▶ [Work to be completed]
Every line of the material is to be quoted verbatim, minus the pictures.

▶ [Information supplied]
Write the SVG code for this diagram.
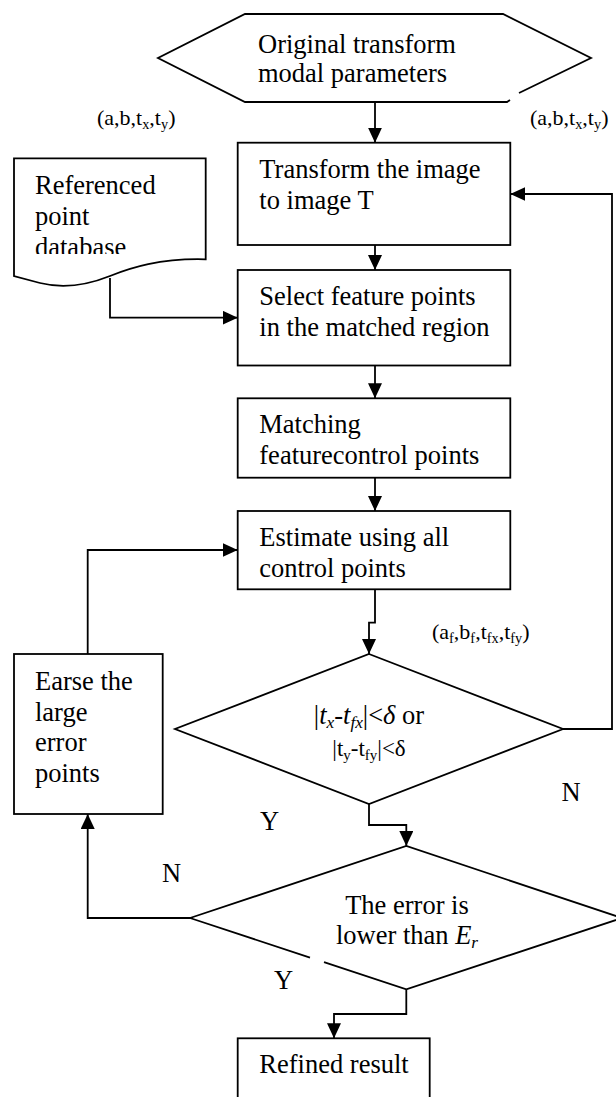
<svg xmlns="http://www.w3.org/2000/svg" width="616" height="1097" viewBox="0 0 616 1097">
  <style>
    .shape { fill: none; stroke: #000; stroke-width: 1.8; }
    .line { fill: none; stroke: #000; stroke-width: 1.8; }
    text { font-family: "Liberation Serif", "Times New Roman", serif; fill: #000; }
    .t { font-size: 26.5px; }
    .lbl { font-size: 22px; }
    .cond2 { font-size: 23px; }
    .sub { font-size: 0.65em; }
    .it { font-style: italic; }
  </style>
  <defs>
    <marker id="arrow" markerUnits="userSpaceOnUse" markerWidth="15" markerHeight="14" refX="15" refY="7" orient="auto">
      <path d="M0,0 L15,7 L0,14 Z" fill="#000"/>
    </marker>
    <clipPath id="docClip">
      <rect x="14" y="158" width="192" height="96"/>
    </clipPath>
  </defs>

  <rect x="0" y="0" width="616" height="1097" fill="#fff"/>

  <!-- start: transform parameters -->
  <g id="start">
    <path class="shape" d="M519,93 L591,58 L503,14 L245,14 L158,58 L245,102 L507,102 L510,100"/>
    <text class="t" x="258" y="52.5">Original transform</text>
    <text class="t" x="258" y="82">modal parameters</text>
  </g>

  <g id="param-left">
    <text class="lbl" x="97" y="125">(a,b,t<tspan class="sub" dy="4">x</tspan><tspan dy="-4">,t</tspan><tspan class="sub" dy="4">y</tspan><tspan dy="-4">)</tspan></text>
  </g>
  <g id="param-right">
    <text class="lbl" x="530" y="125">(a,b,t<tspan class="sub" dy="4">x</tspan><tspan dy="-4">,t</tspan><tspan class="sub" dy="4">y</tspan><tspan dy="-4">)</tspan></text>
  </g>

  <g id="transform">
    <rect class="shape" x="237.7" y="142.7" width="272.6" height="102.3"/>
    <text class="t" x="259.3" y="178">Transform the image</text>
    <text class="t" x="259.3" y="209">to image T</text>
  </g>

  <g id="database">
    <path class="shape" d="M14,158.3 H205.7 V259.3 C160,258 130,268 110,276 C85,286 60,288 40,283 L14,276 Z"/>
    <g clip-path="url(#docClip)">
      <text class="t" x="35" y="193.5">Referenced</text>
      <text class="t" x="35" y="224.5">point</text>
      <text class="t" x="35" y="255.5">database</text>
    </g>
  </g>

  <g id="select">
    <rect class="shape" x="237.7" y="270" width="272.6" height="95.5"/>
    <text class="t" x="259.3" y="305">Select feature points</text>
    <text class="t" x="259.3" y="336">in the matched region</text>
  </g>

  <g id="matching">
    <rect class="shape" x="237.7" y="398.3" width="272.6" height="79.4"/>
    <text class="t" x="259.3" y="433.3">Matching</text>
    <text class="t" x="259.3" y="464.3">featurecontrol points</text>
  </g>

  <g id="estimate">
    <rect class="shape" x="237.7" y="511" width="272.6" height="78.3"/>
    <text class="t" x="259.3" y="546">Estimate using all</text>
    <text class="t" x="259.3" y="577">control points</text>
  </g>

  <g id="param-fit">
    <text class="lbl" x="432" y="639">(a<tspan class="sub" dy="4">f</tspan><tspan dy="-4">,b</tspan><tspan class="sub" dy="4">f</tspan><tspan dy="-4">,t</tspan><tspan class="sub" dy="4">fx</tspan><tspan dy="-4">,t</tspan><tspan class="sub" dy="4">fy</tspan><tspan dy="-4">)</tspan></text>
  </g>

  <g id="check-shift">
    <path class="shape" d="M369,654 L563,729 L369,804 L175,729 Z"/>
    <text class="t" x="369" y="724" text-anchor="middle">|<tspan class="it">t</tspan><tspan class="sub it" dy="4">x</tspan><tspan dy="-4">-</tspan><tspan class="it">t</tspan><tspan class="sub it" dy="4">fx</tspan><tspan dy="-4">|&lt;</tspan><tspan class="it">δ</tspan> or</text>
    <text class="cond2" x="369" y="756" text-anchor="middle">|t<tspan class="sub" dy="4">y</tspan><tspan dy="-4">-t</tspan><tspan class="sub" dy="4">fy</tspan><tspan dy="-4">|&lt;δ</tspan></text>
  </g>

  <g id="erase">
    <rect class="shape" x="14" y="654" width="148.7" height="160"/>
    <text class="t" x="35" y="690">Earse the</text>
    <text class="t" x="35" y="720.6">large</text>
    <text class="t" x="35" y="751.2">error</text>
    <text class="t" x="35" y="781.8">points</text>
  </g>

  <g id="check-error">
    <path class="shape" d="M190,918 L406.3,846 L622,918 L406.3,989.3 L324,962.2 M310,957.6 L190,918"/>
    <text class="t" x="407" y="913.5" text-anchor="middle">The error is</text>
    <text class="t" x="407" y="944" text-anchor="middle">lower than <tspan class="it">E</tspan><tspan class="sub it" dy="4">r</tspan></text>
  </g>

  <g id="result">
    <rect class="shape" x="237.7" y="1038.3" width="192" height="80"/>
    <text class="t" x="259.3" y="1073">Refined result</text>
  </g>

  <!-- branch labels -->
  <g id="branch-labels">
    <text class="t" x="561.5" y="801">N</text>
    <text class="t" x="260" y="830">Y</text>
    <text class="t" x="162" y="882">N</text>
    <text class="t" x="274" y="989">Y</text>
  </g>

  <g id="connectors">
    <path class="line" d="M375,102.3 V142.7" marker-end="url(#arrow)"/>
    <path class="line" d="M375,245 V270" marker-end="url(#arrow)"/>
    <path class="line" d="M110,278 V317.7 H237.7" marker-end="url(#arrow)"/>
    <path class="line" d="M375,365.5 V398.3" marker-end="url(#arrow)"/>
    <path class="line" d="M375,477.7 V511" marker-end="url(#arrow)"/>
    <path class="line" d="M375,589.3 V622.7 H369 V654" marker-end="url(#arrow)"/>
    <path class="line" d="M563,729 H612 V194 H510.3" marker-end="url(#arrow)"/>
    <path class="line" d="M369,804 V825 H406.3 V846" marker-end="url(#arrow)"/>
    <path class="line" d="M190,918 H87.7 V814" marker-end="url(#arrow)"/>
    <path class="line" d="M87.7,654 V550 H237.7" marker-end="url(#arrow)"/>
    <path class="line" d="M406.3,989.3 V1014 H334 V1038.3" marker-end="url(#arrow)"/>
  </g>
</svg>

▶ [Response below]
Write the SVG code for this diagram.
<svg xmlns="http://www.w3.org/2000/svg" width="616" height="1097" viewBox="0 0 616 1097">
  <style>
    .shape { fill: none; stroke: #000; stroke-width: 1.8; }
    .line { fill: none; stroke: #000; stroke-width: 1.8; }
    text { font-family: "Liberation Serif", "Times New Roman", serif; fill: #000; }
    .t { font-size: 26.5px; }
    .lbl { font-size: 22px; }
    .cond2 { font-size: 23px; }
    .sub { font-size: 0.65em; }
    .it { font-style: italic; }
  </style>
  <defs>
    <marker id="arrow" markerUnits="userSpaceOnUse" markerWidth="15" markerHeight="14" refX="15" refY="7" orient="auto">
      <path d="M0,0 L15,7 L0,14 Z" fill="#000"/>
    </marker>
    <clipPath id="docClip">
      <rect x="14" y="158" width="192" height="96"/>
    </clipPath>
  </defs>

  <rect x="0" y="0" width="616" height="1097" fill="#fff"/>

  <!-- start: transform parameters -->
  <g id="start">
    <path class="shape" d="M519,93 L591,58 L503,14 L245,14 L158,58 L245,102 L507,102 L510,100"/>
    <text class="t" x="258" y="52.5">Original transform</text>
    <text class="t" x="258" y="82">modal parameters</text>
  </g>

  <g id="param-left">
    <text class="lbl" x="97" y="125">(a,b,t<tspan class="sub" dy="4">x</tspan><tspan dy="-4">,t</tspan><tspan class="sub" dy="4">y</tspan><tspan dy="-4">)</tspan></text>
  </g>
  <g id="param-right">
    <text class="lbl" x="530" y="125">(a,b,t<tspan class="sub" dy="4">x</tspan><tspan dy="-4">,t</tspan><tspan class="sub" dy="4">y</tspan><tspan dy="-4">)</tspan></text>
  </g>

  <g id="transform">
    <rect class="shape" x="237.7" y="142.7" width="272.6" height="102.3"/>
    <text class="t" x="259.3" y="178">Transform the image</text>
    <text class="t" x="259.3" y="209">to image T</text>
  </g>

  <g id="database">
    <path class="shape" d="M14,158.3 H205.7 V259.3 C160,258 130,268 110,276 C85,286 60,288 40,283 L14,276 Z"/>
    <g clip-path="url(#docClip)">
      <text class="t" x="35" y="193.5">Referenced</text>
      <text class="t" x="35" y="224.5">point</text>
      <text class="t" x="35" y="255.5">database</text>
    </g>
  </g>

  <g id="select">
    <rect class="shape" x="237.7" y="270" width="272.6" height="95.5"/>
    <text class="t" x="259.3" y="305">Select feature points</text>
    <text class="t" x="259.3" y="336">in the matched region</text>
  </g>

  <g id="matching">
    <rect class="shape" x="237.7" y="398.3" width="272.6" height="79.4"/>
    <text class="t" x="259.3" y="433.3">Matching</text>
    <text class="t" x="259.3" y="464.3">featurecontrol points</text>
  </g>

  <g id="estimate">
    <rect class="shape" x="237.7" y="511" width="272.6" height="78.3"/>
    <text class="t" x="259.3" y="546">Estimate using all</text>
    <text class="t" x="259.3" y="577">control points</text>
  </g>

  <g id="param-fit">
    <text class="lbl" x="432" y="639">(a<tspan class="sub" dy="4">f</tspan><tspan dy="-4">,b</tspan><tspan class="sub" dy="4">f</tspan><tspan dy="-4">,t</tspan><tspan class="sub" dy="4">fx</tspan><tspan dy="-4">,t</tspan><tspan class="sub" dy="4">fy</tspan><tspan dy="-4">)</tspan></text>
  </g>

  <g id="check-shift">
    <path class="shape" d="M369,654 L563,729 L369,804 L175,729 Z"/>
    <text class="t" x="369" y="724" text-anchor="middle">|<tspan class="it">t</tspan><tspan class="sub it" dy="4">x</tspan><tspan dy="-4">-</tspan><tspan class="it">t</tspan><tspan class="sub it" dy="4">fx</tspan><tspan dy="-4">|&lt;</tspan><tspan class="it">δ</tspan> or</text>
    <text class="cond2" x="369" y="756" text-anchor="middle">|t<tspan class="sub" dy="4">y</tspan><tspan dy="-4">-t</tspan><tspan class="sub" dy="4">fy</tspan><tspan dy="-4">|&lt;δ</tspan></text>
  </g>

  <g id="erase">
    <rect class="shape" x="14" y="654" width="148.7" height="160"/>
    <text class="t" x="35" y="690">Earse the</text>
    <text class="t" x="35" y="720.6">large</text>
    <text class="t" x="35" y="751.2">error</text>
    <text class="t" x="35" y="781.8">points</text>
  </g>

  <g id="check-error">
    <path class="shape" d="M190,918 L406.3,846 L622,918 L406.3,989.3 L324,962.2 M310,957.6 L190,918"/>
    <text class="t" x="407" y="913.5" text-anchor="middle">The error is</text>
    <text class="t" x="407" y="944" text-anchor="middle">lower than <tspan class="it">E</tspan><tspan class="sub it" dy="4">r</tspan></text>
  </g>

  <g id="result">
    <rect class="shape" x="237.7" y="1038.3" width="192" height="80"/>
    <text class="t" x="259.3" y="1073">Refined result</text>
  </g>

  <!-- branch labels -->
  <g id="branch-labels">
    <text class="t" x="561.5" y="801">N</text>
    <text class="t" x="260" y="830">Y</text>
    <text class="t" x="162" y="882">N</text>
    <text class="t" x="274" y="989">Y</text>
  </g>

  <g id="connectors">
    <path class="line" d="M375,102.3 V142.7" marker-end="url(#arrow)"/>
    <path class="line" d="M375,245 V270" marker-end="url(#arrow)"/>
    <path class="line" d="M110,278 V317.7 H237.7" marker-end="url(#arrow)"/>
    <path class="line" d="M375,365.5 V398.3" marker-end="url(#arrow)"/>
    <path class="line" d="M375,477.7 V511" marker-end="url(#arrow)"/>
    <path class="line" d="M375,589.3 V622.7 H369 V654" marker-end="url(#arrow)"/>
    <path class="line" d="M563,729 H612 V194 H510.3" marker-end="url(#arrow)"/>
    <path class="line" d="M369,804 V825 H406.3 V846" marker-end="url(#arrow)"/>
    <path class="line" d="M190,918 H87.7 V814" marker-end="url(#arrow)"/>
    <path class="line" d="M87.7,654 V550 H237.7" marker-end="url(#arrow)"/>
    <path class="line" d="M406.3,989.3 V1014 H334 V1038.3" marker-end="url(#arrow)"/>
  </g>
</svg>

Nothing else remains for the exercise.